If you let demand alone determine where you bring your gifts, you’ll spend yourself on the World of Warcraft before you have time to engage with anything deeper.

But if you let comparing the urgency of needs determine where you bring your gifts, you run the risk of resenting those who work for other causes.  If you believe that the work we do should be based on a rational analysis of the urgency of the world’s needs–a kind of moral triage–then spending time with other activists becomes exhausting, because every other approach to serving the world becomes a kind of competition for your time.  Everything becomes a kind of arm wrestling match, where you must defend, logically, your right to do the work that feeds your soul.

Those of us who root our activism in our spiritual experience don’t have to live that way, however.

We do not need to pit one form of activism against another, or to urge everyone to drop all their other concerns and turn all their time and energy to anti-racism work… or to ignore anti-racism work in order to address climate change, because, as another friend points out, “there is no possibility of social justice on a dead planet except the equality of the grave.”  That’s true: but it’s also not the only truth that counts.  The small, still voices in our hearts must be heard, too.
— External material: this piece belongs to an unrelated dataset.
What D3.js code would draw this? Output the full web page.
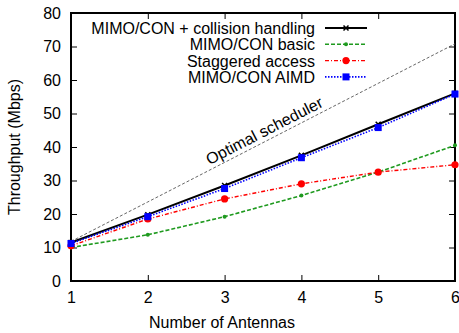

We need to give one another permission to exercise stewardship over our gifts.  We need to allow one another the freedom to listen for the deep, nurturing joy that runs through the work we are meant to do in life, to “save as well as to savor the world” as E.B. White once put it.  And those of us who are engaged in other areas of the battlefield can become one another’s encouragers, rather than feeling pressed into rescue work.

The battle for peace and justice is a long one, with many fronts.  Each of us must hear and respond to the orders sent us through our own hearts, our own souls.